### AIM OF THE EXERCISE:
Restate the whole listing exactly.

### DATA BLOCK:
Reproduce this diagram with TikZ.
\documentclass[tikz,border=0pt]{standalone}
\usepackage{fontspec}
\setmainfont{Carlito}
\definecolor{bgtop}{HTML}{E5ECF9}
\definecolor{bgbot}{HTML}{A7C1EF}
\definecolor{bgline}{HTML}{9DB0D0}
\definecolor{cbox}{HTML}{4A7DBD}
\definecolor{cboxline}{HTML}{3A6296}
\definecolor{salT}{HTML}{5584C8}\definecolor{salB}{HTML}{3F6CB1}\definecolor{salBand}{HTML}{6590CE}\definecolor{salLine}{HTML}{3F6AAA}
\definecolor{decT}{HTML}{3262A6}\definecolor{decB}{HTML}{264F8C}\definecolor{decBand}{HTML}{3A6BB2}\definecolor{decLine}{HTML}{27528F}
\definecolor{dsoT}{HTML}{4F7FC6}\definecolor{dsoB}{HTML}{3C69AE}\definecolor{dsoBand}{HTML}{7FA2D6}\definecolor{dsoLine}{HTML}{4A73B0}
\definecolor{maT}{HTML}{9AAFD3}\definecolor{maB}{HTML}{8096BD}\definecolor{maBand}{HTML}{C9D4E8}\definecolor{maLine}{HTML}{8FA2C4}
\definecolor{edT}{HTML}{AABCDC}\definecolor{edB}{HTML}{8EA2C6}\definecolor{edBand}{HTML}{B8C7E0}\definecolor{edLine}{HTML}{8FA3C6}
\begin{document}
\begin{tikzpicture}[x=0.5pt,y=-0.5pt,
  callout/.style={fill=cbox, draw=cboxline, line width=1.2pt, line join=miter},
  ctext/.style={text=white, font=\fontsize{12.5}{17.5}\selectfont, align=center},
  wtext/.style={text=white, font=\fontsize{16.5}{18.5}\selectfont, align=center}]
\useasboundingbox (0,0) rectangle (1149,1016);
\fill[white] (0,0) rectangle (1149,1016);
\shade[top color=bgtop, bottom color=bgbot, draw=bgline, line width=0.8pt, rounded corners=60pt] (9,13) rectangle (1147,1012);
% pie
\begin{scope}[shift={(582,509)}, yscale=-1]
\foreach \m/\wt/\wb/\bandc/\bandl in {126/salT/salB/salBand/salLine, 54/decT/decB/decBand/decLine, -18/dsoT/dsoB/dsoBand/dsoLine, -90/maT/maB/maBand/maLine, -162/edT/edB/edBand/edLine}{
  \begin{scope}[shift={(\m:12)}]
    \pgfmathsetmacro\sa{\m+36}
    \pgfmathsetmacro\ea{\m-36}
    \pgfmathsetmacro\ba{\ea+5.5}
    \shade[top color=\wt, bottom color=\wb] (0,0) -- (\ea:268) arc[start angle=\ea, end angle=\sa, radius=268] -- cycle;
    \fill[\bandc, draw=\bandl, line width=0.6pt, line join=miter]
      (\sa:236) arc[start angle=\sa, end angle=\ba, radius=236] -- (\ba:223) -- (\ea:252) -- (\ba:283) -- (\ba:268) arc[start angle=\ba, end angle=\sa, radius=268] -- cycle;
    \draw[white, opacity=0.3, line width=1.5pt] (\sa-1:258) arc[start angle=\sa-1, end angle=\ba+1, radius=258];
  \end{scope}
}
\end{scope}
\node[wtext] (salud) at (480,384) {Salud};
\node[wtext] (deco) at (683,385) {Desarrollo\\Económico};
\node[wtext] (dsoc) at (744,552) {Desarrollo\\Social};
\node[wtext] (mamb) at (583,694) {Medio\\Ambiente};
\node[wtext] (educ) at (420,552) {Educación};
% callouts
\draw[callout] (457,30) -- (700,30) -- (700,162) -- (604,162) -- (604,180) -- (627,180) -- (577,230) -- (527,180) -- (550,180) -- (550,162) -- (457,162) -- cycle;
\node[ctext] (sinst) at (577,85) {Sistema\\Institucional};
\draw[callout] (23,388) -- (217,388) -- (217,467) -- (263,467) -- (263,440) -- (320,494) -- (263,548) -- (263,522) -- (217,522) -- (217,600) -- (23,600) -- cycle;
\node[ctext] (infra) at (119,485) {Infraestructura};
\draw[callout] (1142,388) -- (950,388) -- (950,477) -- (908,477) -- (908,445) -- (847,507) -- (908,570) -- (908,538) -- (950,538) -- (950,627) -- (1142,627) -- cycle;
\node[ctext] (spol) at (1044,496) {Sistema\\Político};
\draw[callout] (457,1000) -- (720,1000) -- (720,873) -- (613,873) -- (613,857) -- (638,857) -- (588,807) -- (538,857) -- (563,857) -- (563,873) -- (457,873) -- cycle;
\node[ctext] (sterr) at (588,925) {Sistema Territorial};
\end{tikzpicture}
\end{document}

### FINISHED EXERCISE:
Reproduce this diagram with TikZ.
\documentclass[tikz,border=0pt]{standalone}
\usepackage{fontspec}
\setmainfont{Carlito}
\definecolor{bgtop}{HTML}{E5ECF9}
\definecolor{bgbot}{HTML}{A7C1EF}
\definecolor{bgline}{HTML}{9DB0D0}
\definecolor{cbox}{HTML}{4A7DBD}
\definecolor{cboxline}{HTML}{3A6296}
\definecolor{salT}{HTML}{5584C8}\definecolor{salB}{HTML}{3F6CB1}\definecolor{salBand}{HTML}{6590CE}\definecolor{salLine}{HTML}{3F6AAA}
\definecolor{decT}{HTML}{3262A6}\definecolor{decB}{HTML}{264F8C}\definecolor{decBand}{HTML}{3A6BB2}\definecolor{decLine}{HTML}{27528F}
\definecolor{dsoT}{HTML}{4F7FC6}\definecolor{dsoB}{HTML}{3C69AE}\definecolor{dsoBand}{HTML}{7FA2D6}\definecolor{dsoLine}{HTML}{4A73B0}
\definecolor{maT}{HTML}{9AAFD3}\definecolor{maB}{HTML}{8096BD}\definecolor{maBand}{HTML}{C9D4E8}\definecolor{maLine}{HTML}{8FA2C4}
\definecolor{edT}{HTML}{AABCDC}\definecolor{edB}{HTML}{8EA2C6}\definecolor{edBand}{HTML}{B8C7E0}\definecolor{edLine}{HTML}{8FA3C6}
\begin{document}
\begin{tikzpicture}[x=0.5pt,y=-0.5pt,
  callout/.style={fill=cbox, draw=cboxline, line width=1.2pt, line join=miter},
  ctext/.style={text=white, font=\fontsize{12.5}{17.5}\selectfont, align=center},
  wtext/.style={text=white, font=\fontsize{16.5}{18.5}\selectfont, align=center}]
\useasboundingbox (0,0) rectangle (1149,1016);
\fill[white] (0,0) rectangle (1149,1016);
\shade[top color=bgtop, bottom color=bgbot, draw=bgline, line width=0.8pt, rounded corners=60pt] (9,13) rectangle (1147,1012);
% pie
\begin{scope}[shift={(582,509)}, yscale=-1]
\foreach \m/\wt/\wb/\bandc/\bandl in {126/salT/salB/salBand/salLine, 54/decT/decB/decBand/decLine, -18/dsoT/dsoB/dsoBand/dsoLine, -90/maT/maB/maBand/maLine, -162/edT/edB/edBand/edLine}{
  \begin{scope}[shift={(\m:12)}]
    \pgfmathsetmacro\sa{\m+36}
    \pgfmathsetmacro\ea{\m-36}
    \pgfmathsetmacro\ba{\ea+5.5}
    \shade[top color=\wt, bottom color=\wb] (0,0) -- (\ea:268) arc[start angle=\ea, end angle=\sa, radius=268] -- cycle;
    \fill[\bandc, draw=\bandl, line width=0.6pt, line join=miter]
      (\sa:236) arc[start angle=\sa, end angle=\ba, radius=236] -- (\ba:223) -- (\ea:252) -- (\ba:283) -- (\ba:268) arc[start angle=\ba, end angle=\sa, radius=268] -- cycle;
    \draw[white, opacity=0.3, line width=1.5pt] (\sa-1:258) arc[start angle=\sa-1, end angle=\ba+1, radius=258];
  \end{scope}
}
\end{scope}
\node[wtext] (salud) at (480,384) {Salud};
\node[wtext] (deco) at (683,385) {Desarrollo\\Económico};
\node[wtext] (dsoc) at (744,552) {Desarrollo\\Social};
\node[wtext] (mamb) at (583,694) {Medio\\Ambiente};
\node[wtext] (educ) at (420,552) {Educación};
% callouts
\draw[callout] (457,30) -- (700,30) -- (700,162) -- (604,162) -- (604,180) -- (627,180) -- (577,230) -- (527,180) -- (550,180) -- (550,162) -- (457,162) -- cycle;
\node[ctext] (sinst) at (577,85) {Sistema\\Institucional};
\draw[callout] (23,388) -- (217,388) -- (217,467) -- (263,467) -- (263,440) -- (320,494) -- (263,548) -- (263,522) -- (217,522) -- (217,600) -- (23,600) -- cycle;
\node[ctext] (infra) at (119,485) {Infraestructura};
\draw[callout] (1142,388) -- (950,388) -- (950,477) -- (908,477) -- (908,445) -- (847,507) -- (908,570) -- (908,538) -- (950,538) -- (950,627) -- (1142,627) -- cycle;
\node[ctext] (spol) at (1044,496) {Sistema\\Político};
\draw[callout] (457,1000) -- (720,1000) -- (720,873) -- (613,873) -- (613,857) -- (638,857) -- (588,807) -- (538,857) -- (563,857) -- (563,873) -- (457,873) -- cycle;
\node[ctext] (sterr) at (588,925) {Sistema Territorial};
\end{tikzpicture}
\end{document}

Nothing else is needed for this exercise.